Open adnklauser opened 6 years ago
Hi @adnklauser
Yes - you're right. I've just checked the latest version of our charts we have locally, and we do indeed have those flags you mention set. The other main difference between our charts and the ones here is in the shared configmap, where it sets:
<address>jms</address>
Which will only distribute messages starting with 'jms' - which for us didn't include everything. The default in these charts should probably be blank as a generic case (to include everything).
I'll work on a PR for these charts. Hope this helps!
We face the same issue when tried to run above chart without any persistence for live (master) node
Even with :
Are there any updates regarding this issue? I want to use this helm chart in k8s production, But the aforementioned issue still exists, and as a workaround am deleting the slave pod when master restarts. I also tried adding the <check-for-live-server>true</check-for-live-server> and <allow-failback>true</allow-failback>
on respective master and slave configmap file but still it doesn't work. Can we expect any upgraded helm chart with proper failover and failback?
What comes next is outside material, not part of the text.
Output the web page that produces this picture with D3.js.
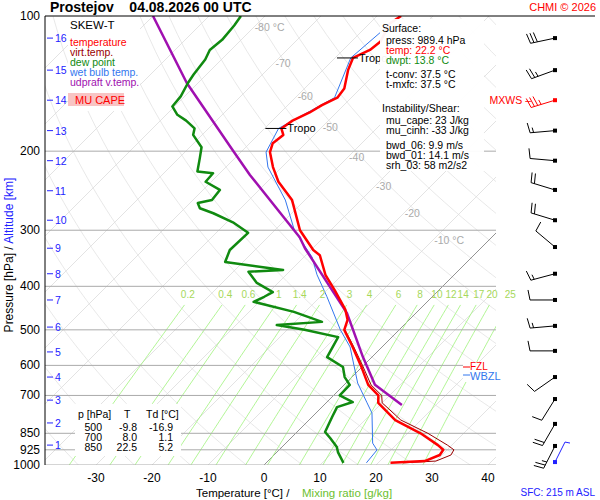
<!DOCTYPE html>
<html><head><meta charset="utf-8">
<script src="https://cdn.jsdelivr.net/npm/d3@7"></script>
<style>body{margin:0;background:#fff}text{font-family:Arial,"Liberation Sans",sans-serif}</style>
</head><body><svg id="c" width="600" height="500"></svg>
<script>
const pTicks=[100,200,300,400,500,600,700,850,925,1000];
const tTicks=[-30,-20,-10,0,10,20,30,40];
const kmLabels=[1,2,3,4,5,6,7,8,9,10,11,12,13,14,15,16];
const kmP=[903,806,717,637,560,493,429,375,329,285,245,210,180,154,132,112];
const mixRatios=[0.2,0.4,0.6,1,1.4,2,3,4,6,8,10,12,14,17,20,25];
const isoLabelT=[-80,-70,-60,-50,-40,-30,-20,-10];
const isoLabelP=[106,127,151,177,206,239,275,315];
const tempP=[989,980,950,925,903,850,794,727,700,663,600,541,500,475,451,408,377,341,332,300,257,234,217,201,192,184,178,171,164,158,152,145,132,124,119,114,104,100];
const tempT=[22.2,28.0,29.6,29.3,27.5,22.3,15.4,9.3,8.0,4.3,-0.5,-5.7,-9.8,-11,-13.2,-18.6,-23,-27.5,-29.6,-35.5,-42.3,-48,-51.6,-54.8,-55.9,-55.5,-57,-56.4,-54.8,-53.9,-52.5,-52.9,-55.5,-56.8,-55.2,-54.8,-56.4,-55.7];
const virtP=[989,980,950,925,903,850,794,727,700,663,600,541,500];
const virtT=[24.5,30.0,31.6,31.2,29.2,23.6,16.4,10.0,8.6,4.8,-0.2,-5.5,-9.7];
const dewP=[989,936,912,871,844,782,743,724,700,663,637,605,575,519,500,488,480,456,433,422,412,393,371,368,353,332,304,288,275,268,261,257,244,234,224,222,207,196,184,178,171,166,159,151,141,135,125,119,113,105,100];
const dewT=[13.8,10.9,9.8,7.0,5.0,3.6,2.7,4.6,1.1,1.0,-1.3,-3.4,-8.0,-9.6,-16.9,-22.7,-15.2,-22,-31,-30,-29.3,-33.8,-37.3,-31.4,-43.2,-44.5,-44.3,-48.9,-54,-57.3,-58.6,-56.6,-57,-61,-61.2,-64.3,-66.3,-67.9,-71.6,-72.5,-75.4,-78,-80.4,-80.7,-81.8,-82.3,-82.9,-83.8,-83.4,-83.8,-84.3];
const wbP=[989,926,894,766,727,657,546,500,422,377,344,300,257,217,201,178,152,124,100];
const wbT=[17.9,17.5,15.5,10,7.3,2.1,-5.7,-10.5,-18.8,-24.5,-28.6,-36.5,-43.5,-52.5,-55.5,-57.5,-53,-57.2,-56];
const parP=[735,663,575,493,459,329,311,226,199,141,100];
const parT=[13.9,5.5,-1.6,-8.9,-12.3,-31.4,-34.3,-54.3,-61.8,-82,-100];
const windP=[112,132,154,180,210,244,285,327,375,429,490,557,637,713,810,907];
const windDir=[258,250,253,265,275,287,287,310,255,270,265,270,235,212,210,207];
const windKt=[30,25,35,15,10,20,20,10,15,10,15,10,10,10,20,25];
const tropoP=[178,124];

const svg=d3.select("#c");
const X0=45,X1=496,Y0=16,Y1=465;
const y=d3.scaleLog().domain([1000,100]).range([Y1,Y0]);
const xT=d3.scaleLinear().domain([0,10]).range([264,320]);
const X=(T,p)=>xT(T)+(Y1-y(p));
svg.append("clipPath").attr("id","cl").append("rect").attr("x",X0).attr("y",Y0).attr("width",X1-X0).attr("height",Y1-Y0);
const g=svg.append("g").attr("clip-path","url(#cl)");
const line=d3.line().x(d=>X(d[1],d[0])).y(d=>y(d[0]));
const pr=d3.range(1000,99,-10);
for(let th=240;th<=480;th+=10){
 g.append("path").attr("d",line(pr.map(p=>[p,th*Math.pow(p/1000,0.286)-273.15]))).attr("fill","none").attr("stroke","#dedede").attr("stroke-width",0.7);
}
for(let T=-130;T<=40;T+=10){
 g.append("line").attr("x1",X(T,1000)).attr("y1",y(1000)).attr("x2",X(T,100)).attr("y2",y(100)).attr("stroke",T==0?"#777":"#dcdcdc").attr("stroke-width",0.8);
}
const mr=d3.range(1000,439,-10);
const tdOf=(w,p)=>{const e=w*p/(622+w);const l=Math.log(e/6.112);return 243.5*l/(17.67-l);};
mixRatios.forEach(w=>{
 g.append("path").attr("d",line(mr.map(p=>[p,tdOf(w,p)]))).attr("fill","none").attr("stroke","#9ef27a").attr("stroke-width",0.8);
 svg.append("text").attr("x",X(tdOf(w,430),430)).attr("y",298).attr("text-anchor","middle").attr("font-size",10).attr("fill","#a6d85a").text(w);
});
pTicks.forEach(p=>{ if(p>100) g.append("line").attr("x1",X0).attr("x2",X1).attr("y1",y(p)).attr("y2",y(p)).attr("stroke","#aaa").attr("stroke-width",1);
 svg.append("text").attr("x",40).attr("y",y(p)+4).attr("text-anchor","end").attr("font-size",12).text(p);});
isoLabelT.forEach((T,i)=>{const p=isoLabelP[i];
 g.append("text").attr("x",X(T,p)+1).attr("y",y(p)+4).attr("font-size",10.5).attr("fill","#aaa").text(T==-80||T==-10?T+" °C":T);});
svg.append("line").attr("x1",X0).attr("x2",595).attr("y1",Y0).attr("y2",Y0).attr("stroke","#000");
svg.append("line").attr("x1",X0).attr("x2",X0).attr("y1",Y0).attr("y2",Y1).attr("stroke","#000");
tTicks.forEach(T=>svg.append("text").attr("x",xT(T)).attr("y",482).attr("text-anchor","middle").attr("font-size",12).text(T));
kmLabels.forEach((k,i)=>{const yy=y(kmP[i]);
 svg.append("line").attr("x1",47).attr("x2",53).attr("y1",yy).attr("y2",yy).attr("stroke","#22f");
 svg.append("text").attr("x",55).attr("y",yy+4).attr("font-size",10.5).attr("fill","#22f").text(k);});
const z=(a,b)=>a.map((p,i)=>[p,b[i]]);
const prof=(P,T,c,w)=>g.append("path").attr("d",line(z(P,T))).attr("fill","none").attr("stroke",c).attr("stroke-width",w).attr("stroke-linejoin","round");
prof(wbP,wbT,"#3377ee",1);
prof(virtP,virtT,"#990000",1);
prof(parP,parT,"#a010b0",2.5);
prof(dewP,dewT,"#108a10",2.5);
prof(tempP,tempT,"#ff0000",2.5);
tropoP.forEach(p=>{const t=tempT[tempP.indexOf(p)];const xx=X(t,p);
 g.append("line").attr("x1",xx-16).attr("x2",xx+5).attr("y1",y(p)).attr("y2",y(p)).attr("stroke","#000");
 g.append("text").attr("x",xx+6).attr("y",y(p)+4).attr("font-size",11).text("Tropo");});
svg.append("rect").attr("x",463).attr("y",362).attr("width",36).attr("height",8).attr("fill","#fff");
svg.append("line").attr("x1",463).attr("x2",470).attr("y1",367).attr("y2",367).attr("stroke","red");
svg.append("text").attr("x",470).attr("y",370).attr("font-size",10).attr("fill","red").text("FZL");
svg.append("rect").attr("x",463).attr("y",370).attr("width",36).attr("height",12).attr("fill","#fff");
svg.append("line").attr("x1",463).attr("x2",470).attr("y1",375).attr("y2",375).attr("stroke","#3377ee");
svg.append("text").attr("x",470).attr("y",380).attr("font-size",11).attr("fill","#3377ee").text("WBZL");
svg.append("rect").attr("x",68).attr("y",17).attr("width",72).attr("height",94).attr("fill","#fff");
svg.append("text").attr("x",70).attr("y",29).attr("font-size",11.5).text("SKEW-T");
[["temperature","#ff0000"],["virt.temp.","#990000"],["dew point","#108a10"],["wet bulb temp.","#3377ee"],["udpraft v.temp.","#a010b0"]].forEach((d,i)=>
 svg.append("text").attr("x",70).attr("y",46+i*10).attr("font-size",10.5).attr("fill",d[1]).text(d[0]));
svg.append("rect").attr("x",68).attr("y",93).attr("width",56).attr("height",13).attr("fill","#f8c4c4");
svg.append("text").attr("x",75).attr("y",104).attr("font-size",11).attr("fill","red").text("MU CAPE");
svg.append("rect").attr("x",380).attr("y",19).attr("width",104).attr("height",152).attr("fill","#fff").attr("opacity",0.95);
const info=[["Surface:",382,32,"#000"],["press: 989.4 hPa",386,44,"#000"],["temp: 22.2 °C",386,54,"red"],["dwpt: 13.8 °C",386,64,"#108a10"],
["t-conv: 37.5 °C",386,78,"#000"],["t-mxfc: 37.5 °C",386,88,"#000"],["Instability/Shear:",382,112,"#000"],["mu_cape: 23 J/kg",386,124,"#000"],
["mu_cinh: -33 J/kg",386,134,"#000"],["bwd_06: 9.9 m/s",386,149,"#000"],["bwd_01: 14.1 m/s",386,159,"#000"],["srh_03: 58 m2/s2",386,169,"#000"]];
info.forEach(d=>svg.append("text").attr("x",d[1]).attr("y",d[2]).attr("font-size",10.5).attr("fill",d[3]).text(d[0]));
svg.append("rect").attr("x",75).attr("y",404).attr("width",106).attr("height",52).attr("fill","#fff");
svg.append("text").attr("x",78).attr("y",418).attr("font-size",10.5).text("p [hPa]");
svg.append("text").attr("x",124).attr("y",418).attr("font-size",10.5).text("T");
svg.append("text").attr("x",146).attr("y",418).attr("font-size",10.5).text("Td [°C]");
[[500,-9.8,-16.9],[700,8.0,1.1],[850,22.5,5.2]].forEach((r,i)=>{
 const yy=431+i*10;
 svg.append("text").attr("x",102).attr("y",yy).attr("text-anchor","end").attr("font-size",10.5).text(r[0]);
 svg.append("text").attr("x",137).attr("y",yy).attr("text-anchor","end").attr("font-size",10.5).text(r[1].toFixed(1));
 svg.append("text").attr("x",173).attr("y",yy).attr("text-anchor","end").attr("font-size",10.5).text(r[2].toFixed(1));});
svg.append("text").attr("x",50).attr("y",12).attr("font-size",14).attr("font-weight","bold").attr("xml:space","preserve").text("Prostejov    04.08.2026 00 UTC");
svg.append("text").attr("x",596).attr("y",11).attr("text-anchor","end").attr("font-size",11).attr("fill","red").text("CHMI © 2026");
svg.append("text").attr("x",196).attr("y",497).attr("font-size",11.5).text("Temperature [°C]  /");
svg.append("text").attr("x",302).attr("y",497).attr("font-size",11.5).attr("fill","#6cc030").text("Mixing ratio [g/kg]");
svg.append("text").attr("x",595).attr("y",496).attr("text-anchor","end").attr("font-size",10).attr("fill","#22f").text("SFC: 215 m ASL");
const yl=svg.append("text").attr("transform","translate(13,255) rotate(-90)").attr("text-anchor","middle").attr("font-size",12);
yl.append("tspan").text("Pressure [hPa]  /  ");yl.append("tspan").attr("fill","#22f").text("Altitude [km]");
svg.append("text").attr("x",531).attr("y",104).attr("text-anchor","end").attr("font-size",10.5).attr("fill","red").text("MXWS –");
const bx=555;
windP.forEach((p,i)=>{
 const c=i==2?"red":"#000";const yy=y(p);const a=windDir[i]*Math.PI/180;
 const L=25;const dx=Math.sin(a),dy=-Math.cos(a);
 const tx=bx+dx*L,ty=yy+dy*L;
 svg.append("line").attr("x1",bx).attr("y1",yy).attr("x2",tx).attr("y2",ty).attr("stroke",c);
 svg.append("rect").attr("x",bx-2).attr("y",yy-2).attr("width",4).attr("height",4).attr("fill",c);
 let s=windKt[i],k=0;
 const px=-dy,py=dx;
 while(s>=5){const full=s>=10;const len=full?10:5;
  const sx=tx-dx*k*3.5,sy=ty-dy*k*3.5;
  svg.append("line").attr("x1",sx).attr("y1",sy).attr("x2",sx+px*len+dx*2*len/10).attr("y2",sy+py*len+dy*2*len/10).attr("stroke",c);
  s-=full?10:5;k++;}
});
svg.append("path").attr("d",`M${bx},${y(985)}L${bx+10},${y(985)-20}L${bx+15},${y(985)-19}`).attr("fill","none").attr("stroke","#22f");
svg.append("rect").attr("x",bx-2).attr("y",y(985)-2).attr("width",4).attr("height",4).attr("fill","#22f");
</script></body></html>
@chandras-xl The issue is not with chart but with Artemis cluster configuration itself. So If you don’t have any kind persistent storage inside your k8s, move your cluster formation on aretmis to virtual machine I.e as docker image (docker-compose) or run as daemon
@andrusstrockiy Thank you! the failover and failback worked after using persistent storage on my k8s cluster.
Scenario Restart one master node (
kubectl delete pod xxx
) to simulate a service interruption.Expected behaviour Slave becomes active immediately and when the master is back up (restarted by k8s) and synchronized, there is still only one active ActiveMQ artemis instance for that master/slave pair.
Actual behaviour Slave becomes active immediately (✔️), but after k8s restarts the master pod, it, too, is considered active (❌), at least from the perspective of k8s (1/1 pods). The consequence of this is that k8s would route requests to both master and slave (via the service DNS)
Additional information I haven't really tested much beyond this observation. I don't know if the master node would have actually responded to requests. But I find it a bit weird that the system doesn't return to the original state after a failover.
The Artemis HA documentation suggests to use
<allow-failback>true</allow-failback>
on the slave and<check-for-live-server>true</check-for-live-server>
on the master. I must confess, I don't understand why the chart explicitly configures the opposite, but my experience with Artemis is very limited so far.